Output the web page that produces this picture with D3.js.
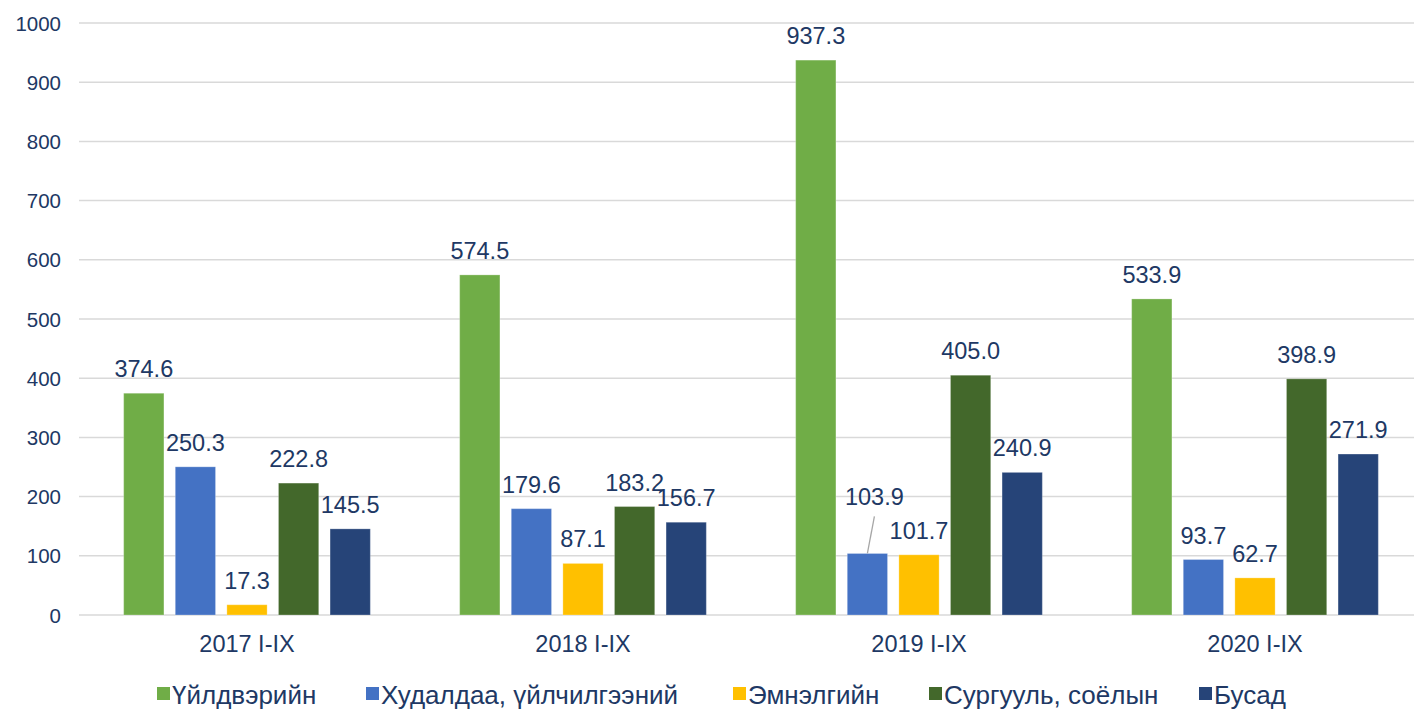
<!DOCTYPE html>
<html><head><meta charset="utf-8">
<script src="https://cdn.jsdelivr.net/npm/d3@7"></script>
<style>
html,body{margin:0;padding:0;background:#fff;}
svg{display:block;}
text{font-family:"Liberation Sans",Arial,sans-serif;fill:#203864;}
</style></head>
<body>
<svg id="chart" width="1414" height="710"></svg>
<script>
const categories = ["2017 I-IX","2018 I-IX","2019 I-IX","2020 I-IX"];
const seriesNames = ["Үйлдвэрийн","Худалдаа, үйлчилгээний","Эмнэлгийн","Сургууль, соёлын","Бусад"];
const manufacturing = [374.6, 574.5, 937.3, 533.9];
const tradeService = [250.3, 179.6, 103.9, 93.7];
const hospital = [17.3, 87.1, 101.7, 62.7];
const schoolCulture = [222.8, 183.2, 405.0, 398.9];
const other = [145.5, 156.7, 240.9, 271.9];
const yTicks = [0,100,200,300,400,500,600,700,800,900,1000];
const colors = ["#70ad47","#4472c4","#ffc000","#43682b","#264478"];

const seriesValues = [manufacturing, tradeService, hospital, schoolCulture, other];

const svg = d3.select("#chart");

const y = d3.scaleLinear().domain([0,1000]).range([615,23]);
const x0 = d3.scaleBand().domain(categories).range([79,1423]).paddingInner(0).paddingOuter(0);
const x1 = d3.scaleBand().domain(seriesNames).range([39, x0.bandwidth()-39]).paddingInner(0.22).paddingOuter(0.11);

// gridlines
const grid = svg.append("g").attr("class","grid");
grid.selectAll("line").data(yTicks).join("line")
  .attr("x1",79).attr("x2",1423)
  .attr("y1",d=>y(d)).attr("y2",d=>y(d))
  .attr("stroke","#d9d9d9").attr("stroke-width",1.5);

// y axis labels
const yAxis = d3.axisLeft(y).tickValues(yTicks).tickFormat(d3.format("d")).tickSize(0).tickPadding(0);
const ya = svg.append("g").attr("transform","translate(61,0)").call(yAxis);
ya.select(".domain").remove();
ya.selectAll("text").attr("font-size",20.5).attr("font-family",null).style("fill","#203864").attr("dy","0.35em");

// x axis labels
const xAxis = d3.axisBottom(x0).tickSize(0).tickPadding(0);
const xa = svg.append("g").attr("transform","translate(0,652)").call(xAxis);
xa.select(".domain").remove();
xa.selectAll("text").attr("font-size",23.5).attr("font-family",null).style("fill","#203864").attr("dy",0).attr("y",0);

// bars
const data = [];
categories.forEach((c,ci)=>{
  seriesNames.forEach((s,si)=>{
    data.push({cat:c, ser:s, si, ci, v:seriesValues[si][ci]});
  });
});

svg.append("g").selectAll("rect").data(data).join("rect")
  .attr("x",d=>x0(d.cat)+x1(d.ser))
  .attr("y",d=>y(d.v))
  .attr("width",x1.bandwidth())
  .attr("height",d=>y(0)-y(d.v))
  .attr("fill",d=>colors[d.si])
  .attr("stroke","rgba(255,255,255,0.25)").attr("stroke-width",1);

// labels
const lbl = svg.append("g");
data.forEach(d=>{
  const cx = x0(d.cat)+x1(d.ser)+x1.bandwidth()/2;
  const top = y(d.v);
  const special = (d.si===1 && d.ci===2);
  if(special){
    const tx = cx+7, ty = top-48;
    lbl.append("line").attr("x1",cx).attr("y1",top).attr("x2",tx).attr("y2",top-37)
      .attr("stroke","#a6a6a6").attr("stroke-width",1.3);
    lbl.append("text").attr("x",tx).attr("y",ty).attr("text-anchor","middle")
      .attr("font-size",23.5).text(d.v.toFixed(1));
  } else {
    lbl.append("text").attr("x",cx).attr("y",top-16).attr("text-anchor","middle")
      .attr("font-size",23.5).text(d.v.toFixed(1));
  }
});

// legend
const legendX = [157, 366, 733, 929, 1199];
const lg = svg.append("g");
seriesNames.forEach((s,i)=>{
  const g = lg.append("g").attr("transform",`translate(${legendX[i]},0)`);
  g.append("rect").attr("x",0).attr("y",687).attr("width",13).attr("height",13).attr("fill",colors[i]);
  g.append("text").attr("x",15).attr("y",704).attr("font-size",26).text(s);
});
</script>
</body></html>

---

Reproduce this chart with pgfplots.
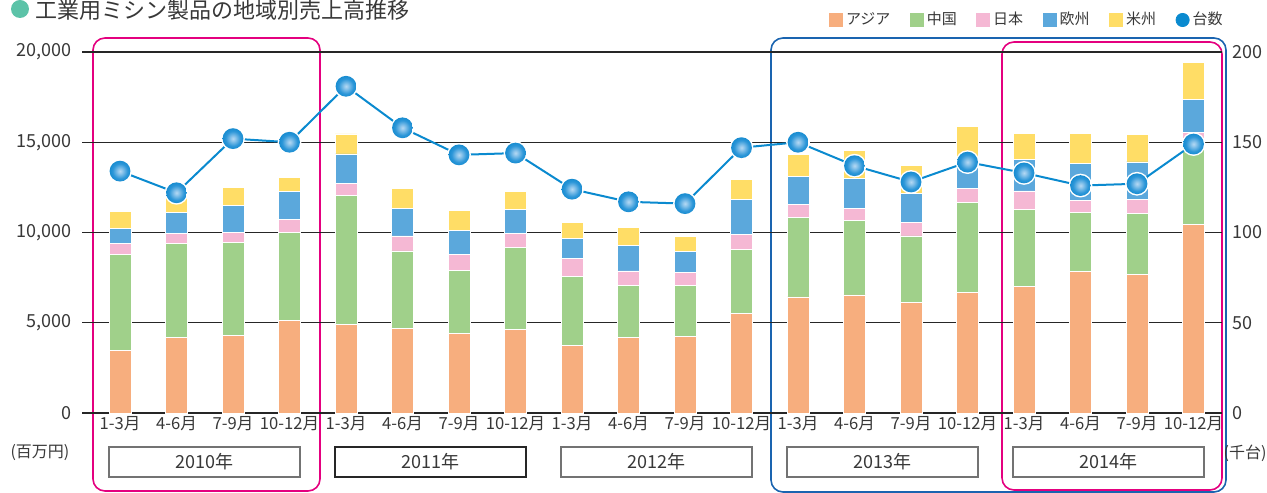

DIRECTIONS:
Determine how many lines contain the word "this" and reply with that number alone.

IN RESPONSE:
2